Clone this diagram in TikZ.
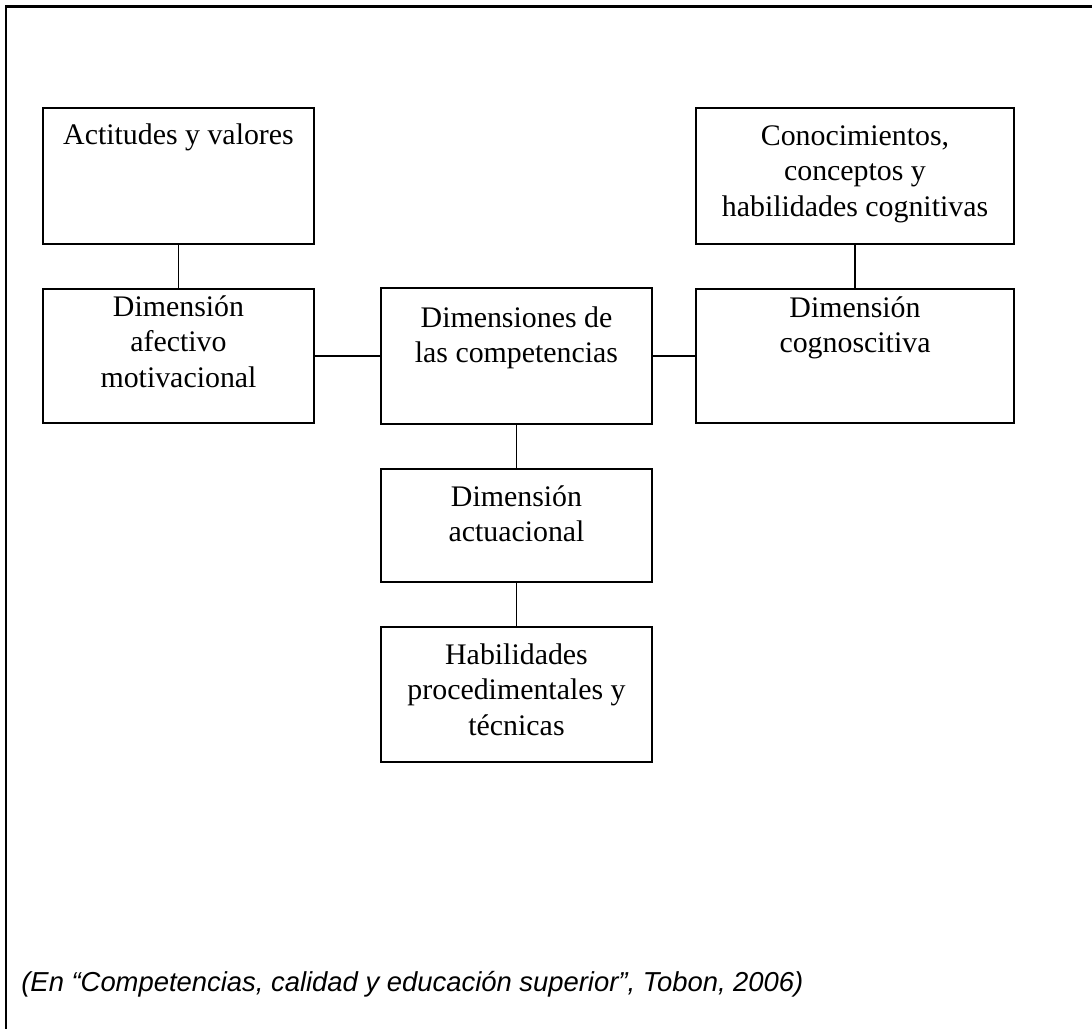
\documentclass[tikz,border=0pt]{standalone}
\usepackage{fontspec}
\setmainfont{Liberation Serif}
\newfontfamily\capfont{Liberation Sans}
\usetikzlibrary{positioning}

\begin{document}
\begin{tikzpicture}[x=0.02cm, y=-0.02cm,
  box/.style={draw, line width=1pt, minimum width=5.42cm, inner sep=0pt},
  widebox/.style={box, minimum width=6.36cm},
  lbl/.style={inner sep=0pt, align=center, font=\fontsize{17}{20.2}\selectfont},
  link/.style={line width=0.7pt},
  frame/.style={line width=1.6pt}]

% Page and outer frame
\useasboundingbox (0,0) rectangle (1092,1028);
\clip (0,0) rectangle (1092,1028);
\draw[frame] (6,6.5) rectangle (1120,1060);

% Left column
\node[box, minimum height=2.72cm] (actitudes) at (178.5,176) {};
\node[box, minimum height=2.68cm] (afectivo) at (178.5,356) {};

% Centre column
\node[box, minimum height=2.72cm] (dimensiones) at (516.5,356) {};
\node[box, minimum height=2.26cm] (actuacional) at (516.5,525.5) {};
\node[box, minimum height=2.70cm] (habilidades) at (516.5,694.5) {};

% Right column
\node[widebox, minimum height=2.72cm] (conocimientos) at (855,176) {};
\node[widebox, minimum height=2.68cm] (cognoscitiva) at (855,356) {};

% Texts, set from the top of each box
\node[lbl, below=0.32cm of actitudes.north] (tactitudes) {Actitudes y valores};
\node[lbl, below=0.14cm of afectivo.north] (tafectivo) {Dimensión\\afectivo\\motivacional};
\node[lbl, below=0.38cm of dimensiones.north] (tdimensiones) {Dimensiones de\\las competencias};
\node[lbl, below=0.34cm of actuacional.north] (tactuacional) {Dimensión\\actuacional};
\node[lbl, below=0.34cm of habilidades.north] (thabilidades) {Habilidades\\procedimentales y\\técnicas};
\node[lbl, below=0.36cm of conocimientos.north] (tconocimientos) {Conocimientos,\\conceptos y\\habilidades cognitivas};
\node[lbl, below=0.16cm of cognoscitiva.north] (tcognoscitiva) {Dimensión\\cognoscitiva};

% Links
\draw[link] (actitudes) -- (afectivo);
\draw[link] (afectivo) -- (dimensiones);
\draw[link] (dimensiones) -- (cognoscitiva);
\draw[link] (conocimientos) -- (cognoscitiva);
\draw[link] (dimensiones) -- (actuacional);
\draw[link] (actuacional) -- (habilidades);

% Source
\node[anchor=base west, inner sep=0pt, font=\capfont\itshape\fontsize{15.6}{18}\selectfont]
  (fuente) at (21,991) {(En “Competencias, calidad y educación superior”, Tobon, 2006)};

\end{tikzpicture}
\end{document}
..............................
| Work to be completed |
Go from the first line of the listing to the line holding "minimum height=2.68cm] (cognoscitiva)" and, please, transcribe those lines exactly, both included, with no pictures.

| Output for this task |
Clone this diagram in TikZ.
\documentclass[tikz,border=0pt]{standalone}
\usepackage{fontspec}
\setmainfont{Liberation Serif}
\newfontfamily\capfont{Liberation Sans}
\usetikzlibrary{positioning}

\begin{document}
\begin{tikzpicture}[x=0.02cm, y=-0.02cm,
  box/.style={draw, line width=1pt, minimum width=5.42cm, inner sep=0pt},
  widebox/.style={box, minimum width=6.36cm},
  lbl/.style={inner sep=0pt, align=center, font=\fontsize{17}{20.2}\selectfont},
  link/.style={line width=0.7pt},
  frame/.style={line width=1.6pt}]

% Page and outer frame
\useasboundingbox (0,0) rectangle (1092,1028);
\clip (0,0) rectangle (1092,1028);
\draw[frame] (6,6.5) rectangle (1120,1060);

% Left column
\node[box, minimum height=2.72cm] (actitudes) at (178.5,176) {};
\node[box, minimum height=2.68cm] (afectivo) at (178.5,356) {};

% Centre column
\node[box, minimum height=2.72cm] (dimensiones) at (516.5,356) {};
\node[box, minimum height=2.26cm] (actuacional) at (516.5,525.5) {};
\node[box, minimum height=2.70cm] (habilidades) at (516.5,694.5) {};

% Right column
\node[widebox, minimum height=2.72cm] (conocimientos) at (855,176) {};
\node[widebox, minimum height=2.68cm] (cognoscitiva) at (855,356) {};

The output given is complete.